---- DATA PROVIDED

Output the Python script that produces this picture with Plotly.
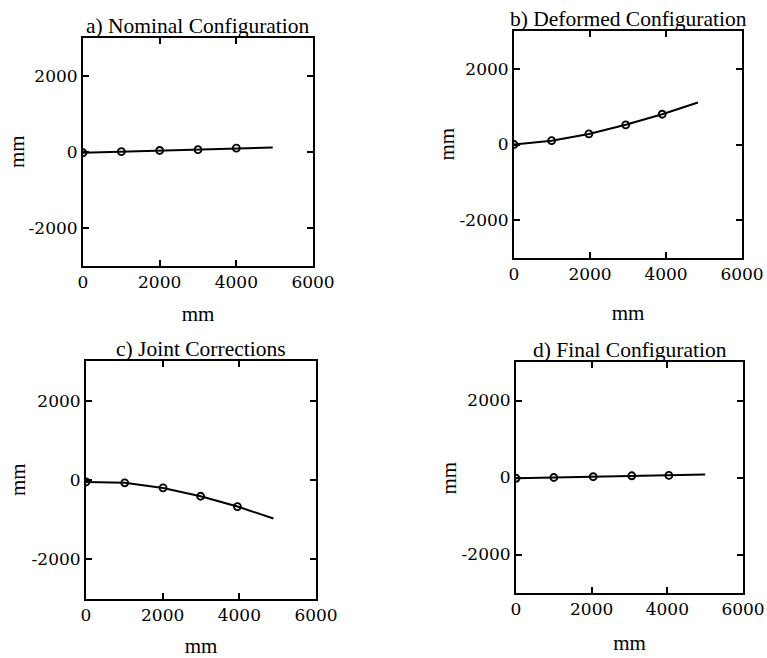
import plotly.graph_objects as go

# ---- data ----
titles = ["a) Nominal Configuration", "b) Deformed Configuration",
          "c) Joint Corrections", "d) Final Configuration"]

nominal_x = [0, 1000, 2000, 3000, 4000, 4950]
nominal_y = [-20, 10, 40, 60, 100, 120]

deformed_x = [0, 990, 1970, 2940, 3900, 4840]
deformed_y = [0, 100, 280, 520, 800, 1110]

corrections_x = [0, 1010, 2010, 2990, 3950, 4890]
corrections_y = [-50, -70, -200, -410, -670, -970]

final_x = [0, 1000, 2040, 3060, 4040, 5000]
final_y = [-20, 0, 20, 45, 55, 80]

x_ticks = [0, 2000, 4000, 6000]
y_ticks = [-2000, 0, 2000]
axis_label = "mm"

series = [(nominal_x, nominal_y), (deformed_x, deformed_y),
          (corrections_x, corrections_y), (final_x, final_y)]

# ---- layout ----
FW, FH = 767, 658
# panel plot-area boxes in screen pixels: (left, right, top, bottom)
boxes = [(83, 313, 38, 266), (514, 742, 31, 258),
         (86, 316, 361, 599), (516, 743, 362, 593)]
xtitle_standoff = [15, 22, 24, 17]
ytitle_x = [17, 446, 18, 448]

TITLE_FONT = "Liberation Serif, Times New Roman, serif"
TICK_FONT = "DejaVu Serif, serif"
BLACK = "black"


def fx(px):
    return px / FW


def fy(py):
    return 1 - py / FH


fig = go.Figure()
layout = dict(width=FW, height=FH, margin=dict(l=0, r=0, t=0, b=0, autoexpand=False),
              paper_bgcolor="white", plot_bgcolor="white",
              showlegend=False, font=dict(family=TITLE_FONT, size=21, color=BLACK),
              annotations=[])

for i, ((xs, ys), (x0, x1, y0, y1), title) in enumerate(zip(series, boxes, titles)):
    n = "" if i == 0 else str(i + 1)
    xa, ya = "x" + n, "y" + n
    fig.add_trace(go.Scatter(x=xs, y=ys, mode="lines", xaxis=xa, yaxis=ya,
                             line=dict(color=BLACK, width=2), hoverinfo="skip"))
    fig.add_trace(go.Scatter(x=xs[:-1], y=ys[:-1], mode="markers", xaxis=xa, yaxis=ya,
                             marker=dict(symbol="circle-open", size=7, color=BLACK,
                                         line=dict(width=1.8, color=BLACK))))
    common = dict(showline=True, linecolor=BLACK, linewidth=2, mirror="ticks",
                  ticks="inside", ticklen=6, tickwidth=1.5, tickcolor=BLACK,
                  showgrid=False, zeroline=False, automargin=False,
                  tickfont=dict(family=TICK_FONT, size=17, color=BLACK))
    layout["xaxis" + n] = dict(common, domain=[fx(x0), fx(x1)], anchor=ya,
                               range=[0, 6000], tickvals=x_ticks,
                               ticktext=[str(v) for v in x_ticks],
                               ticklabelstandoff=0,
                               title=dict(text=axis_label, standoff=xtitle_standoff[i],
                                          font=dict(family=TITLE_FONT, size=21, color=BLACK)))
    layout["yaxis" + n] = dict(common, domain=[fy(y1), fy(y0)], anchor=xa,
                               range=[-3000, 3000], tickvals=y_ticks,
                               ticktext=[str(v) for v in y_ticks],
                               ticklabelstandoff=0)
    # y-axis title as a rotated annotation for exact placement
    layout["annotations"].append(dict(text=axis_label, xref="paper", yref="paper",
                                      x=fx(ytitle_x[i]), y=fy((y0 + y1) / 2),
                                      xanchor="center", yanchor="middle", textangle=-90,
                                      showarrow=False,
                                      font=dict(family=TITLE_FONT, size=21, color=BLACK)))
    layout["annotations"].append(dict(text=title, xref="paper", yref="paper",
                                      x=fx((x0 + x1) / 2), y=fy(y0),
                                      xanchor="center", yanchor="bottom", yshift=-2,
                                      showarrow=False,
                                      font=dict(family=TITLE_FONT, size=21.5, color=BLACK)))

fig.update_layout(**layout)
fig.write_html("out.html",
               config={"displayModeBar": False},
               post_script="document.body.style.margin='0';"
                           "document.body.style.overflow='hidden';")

--------

Return each line from the material above exactly, but not the pictures.

- [WORKED ANSWER]
Output the Python script that produces this picture with Plotly.
import plotly.graph_objects as go

# ---- data ----
titles = ["a) Nominal Configuration", "b) Deformed Configuration",
          "c) Joint Corrections", "d) Final Configuration"]

nominal_x = [0, 1000, 2000, 3000, 4000, 4950]
nominal_y = [-20, 10, 40, 60, 100, 120]

deformed_x = [0, 990, 1970, 2940, 3900, 4840]
deformed_y = [0, 100, 280, 520, 800, 1110]

corrections_x = [0, 1010, 2010, 2990, 3950, 4890]
corrections_y = [-50, -70, -200, -410, -670, -970]

final_x = [0, 1000, 2040, 3060, 4040, 5000]
final_y = [-20, 0, 20, 45, 55, 80]

x_ticks = [0, 2000, 4000, 6000]
y_ticks = [-2000, 0, 2000]
axis_label = "mm"

series = [(nominal_x, nominal_y), (deformed_x, deformed_y),
          (corrections_x, corrections_y), (final_x, final_y)]

# ---- layout ----
FW, FH = 767, 658
# panel plot-area boxes in screen pixels: (left, right, top, bottom)
boxes = [(83, 313, 38, 266), (514, 742, 31, 258),
         (86, 316, 361, 599), (516, 743, 362, 593)]
xtitle_standoff = [15, 22, 24, 17]
ytitle_x = [17, 446, 18, 448]

TITLE_FONT = "Liberation Serif, Times New Roman, serif"
TICK_FONT = "DejaVu Serif, serif"
BLACK = "black"


def fx(px):
    return px / FW


def fy(py):
    return 1 - py / FH


fig = go.Figure()
layout = dict(width=FW, height=FH, margin=dict(l=0, r=0, t=0, b=0, autoexpand=False),
              paper_bgcolor="white", plot_bgcolor="white",
              showlegend=False, font=dict(family=TITLE_FONT, size=21, color=BLACK),
              annotations=[])

for i, ((xs, ys), (x0, x1, y0, y1), title) in enumerate(zip(series, boxes, titles)):
    n = "" if i == 0 else str(i + 1)
    xa, ya = "x" + n, "y" + n
    fig.add_trace(go.Scatter(x=xs, y=ys, mode="lines", xaxis=xa, yaxis=ya,
                             line=dict(color=BLACK, width=2), hoverinfo="skip"))
    fig.add_trace(go.Scatter(x=xs[:-1], y=ys[:-1], mode="markers", xaxis=xa, yaxis=ya,
                             marker=dict(symbol="circle-open", size=7, color=BLACK,
                                         line=dict(width=1.8, color=BLACK))))
    common = dict(showline=True, linecolor=BLACK, linewidth=2, mirror="ticks",
                  ticks="inside", ticklen=6, tickwidth=1.5, tickcolor=BLACK,
                  showgrid=False, zeroline=False, automargin=False,
                  tickfont=dict(family=TICK_FONT, size=17, color=BLACK))
    layout["xaxis" + n] = dict(common, domain=[fx(x0), fx(x1)], anchor=ya,
                               range=[0, 6000], tickvals=x_ticks,
                               ticktext=[str(v) for v in x_ticks],
                               ticklabelstandoff=0,
                               title=dict(text=axis_label, standoff=xtitle_standoff[i],
                                          font=dict(family=TITLE_FONT, size=21, color=BLACK)))
    layout["yaxis" + n] = dict(common, domain=[fy(y1), fy(y0)], anchor=xa,
                               range=[-3000, 3000], tickvals=y_ticks,
                               ticktext=[str(v) for v in y_ticks],
                               ticklabelstandoff=0)
    # y-axis title as a rotated annotation for exact placement
    layout["annotations"].append(dict(text=axis_label, xref="paper", yref="paper",
                                      x=fx(ytitle_x[i]), y=fy((y0 + y1) / 2),
                                      xanchor="center", yanchor="middle", textangle=-90,
                                      showarrow=False,
                                      font=dict(family=TITLE_FONT, size=21, color=BLACK)))
    layout["annotations"].append(dict(text=title, xref="paper", yref="paper",
                                      x=fx((x0 + x1) / 2), y=fy(y0),
                                      xanchor="center", yanchor="bottom", yshift=-2,
                                      showarrow=False,
                                      font=dict(family=TITLE_FONT, size=21.5, color=BLACK)))

fig.update_layout(**layout)
fig.write_html("out.html",
               config={"displayModeBar": False},
               post_script="document.body.style.margin='0';"
                           "document.body.style.overflow='hidden';")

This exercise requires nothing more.